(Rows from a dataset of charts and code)
^^^^^^^^^^^^^^^^

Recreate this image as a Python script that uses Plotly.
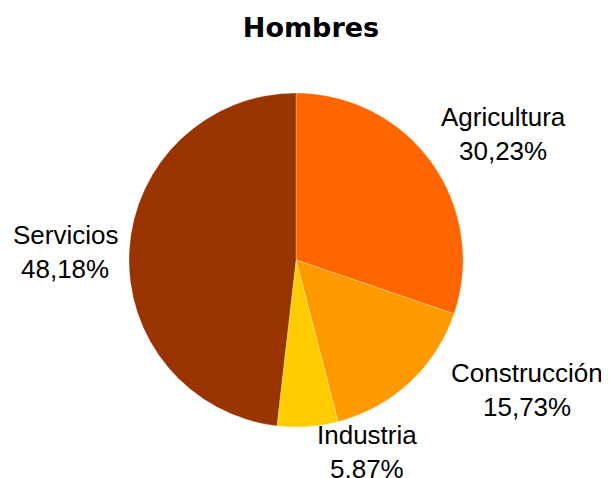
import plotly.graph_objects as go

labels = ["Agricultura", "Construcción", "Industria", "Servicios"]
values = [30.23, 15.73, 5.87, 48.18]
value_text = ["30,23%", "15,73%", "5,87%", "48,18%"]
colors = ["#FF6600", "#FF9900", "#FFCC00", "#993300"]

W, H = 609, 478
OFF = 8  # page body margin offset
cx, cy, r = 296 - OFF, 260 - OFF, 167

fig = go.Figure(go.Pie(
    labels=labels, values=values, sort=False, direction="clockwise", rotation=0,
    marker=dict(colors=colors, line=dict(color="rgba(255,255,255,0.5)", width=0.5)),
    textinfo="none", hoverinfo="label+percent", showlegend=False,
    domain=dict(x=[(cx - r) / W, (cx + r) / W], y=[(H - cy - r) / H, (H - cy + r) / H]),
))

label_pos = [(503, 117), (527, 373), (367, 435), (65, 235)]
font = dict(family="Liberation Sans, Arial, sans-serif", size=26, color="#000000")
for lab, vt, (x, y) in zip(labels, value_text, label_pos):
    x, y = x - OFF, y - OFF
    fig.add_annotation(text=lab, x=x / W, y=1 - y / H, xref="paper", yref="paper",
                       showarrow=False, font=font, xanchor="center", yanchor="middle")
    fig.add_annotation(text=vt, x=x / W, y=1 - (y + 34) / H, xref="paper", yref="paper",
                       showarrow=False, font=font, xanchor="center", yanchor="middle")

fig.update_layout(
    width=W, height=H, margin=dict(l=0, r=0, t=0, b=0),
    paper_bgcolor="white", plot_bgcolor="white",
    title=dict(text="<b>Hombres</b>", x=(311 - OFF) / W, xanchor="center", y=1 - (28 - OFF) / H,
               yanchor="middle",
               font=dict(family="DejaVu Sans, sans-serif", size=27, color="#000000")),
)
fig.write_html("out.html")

^^^^^^^^^^^^^^^^

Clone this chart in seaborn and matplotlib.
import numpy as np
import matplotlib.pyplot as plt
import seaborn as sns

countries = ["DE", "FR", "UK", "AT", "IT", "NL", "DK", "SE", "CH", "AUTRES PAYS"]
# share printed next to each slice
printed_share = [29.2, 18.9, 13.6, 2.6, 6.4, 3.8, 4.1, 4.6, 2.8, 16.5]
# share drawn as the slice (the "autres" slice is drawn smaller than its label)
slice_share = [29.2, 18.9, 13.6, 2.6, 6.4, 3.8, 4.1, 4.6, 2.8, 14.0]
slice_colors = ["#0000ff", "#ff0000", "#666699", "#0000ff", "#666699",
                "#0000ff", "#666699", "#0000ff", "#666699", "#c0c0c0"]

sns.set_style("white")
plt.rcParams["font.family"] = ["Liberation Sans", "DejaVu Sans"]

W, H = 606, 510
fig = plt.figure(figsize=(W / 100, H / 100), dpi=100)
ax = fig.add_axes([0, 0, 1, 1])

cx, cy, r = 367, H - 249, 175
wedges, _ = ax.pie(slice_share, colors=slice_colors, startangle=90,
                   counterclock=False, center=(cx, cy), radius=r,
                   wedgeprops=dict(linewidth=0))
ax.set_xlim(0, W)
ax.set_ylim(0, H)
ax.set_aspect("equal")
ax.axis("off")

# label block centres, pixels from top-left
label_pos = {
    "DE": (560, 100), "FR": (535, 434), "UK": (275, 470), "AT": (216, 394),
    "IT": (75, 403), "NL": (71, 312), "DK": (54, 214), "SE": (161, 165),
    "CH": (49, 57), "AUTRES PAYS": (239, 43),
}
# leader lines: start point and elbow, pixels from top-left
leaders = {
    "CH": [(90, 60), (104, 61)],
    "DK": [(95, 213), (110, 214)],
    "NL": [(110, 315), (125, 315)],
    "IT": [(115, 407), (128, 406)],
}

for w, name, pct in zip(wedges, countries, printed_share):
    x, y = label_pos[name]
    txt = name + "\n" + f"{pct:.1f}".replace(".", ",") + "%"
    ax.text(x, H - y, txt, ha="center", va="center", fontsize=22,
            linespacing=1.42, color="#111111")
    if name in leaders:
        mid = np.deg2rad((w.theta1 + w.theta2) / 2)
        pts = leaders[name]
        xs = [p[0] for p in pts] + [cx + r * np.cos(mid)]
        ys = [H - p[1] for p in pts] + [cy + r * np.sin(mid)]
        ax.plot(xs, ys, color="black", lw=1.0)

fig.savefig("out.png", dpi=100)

^^^^^^^^^^^^^^^^

Stated task:
Copy the part that starts at the line with "Recreate this image" and finishes at the line with "import plotly.graph_objects as go", both included, and nothing more. Pictures are left out.

Solution:
Recreate this image as a Python script that uses Plotly.
import plotly.graph_objects as go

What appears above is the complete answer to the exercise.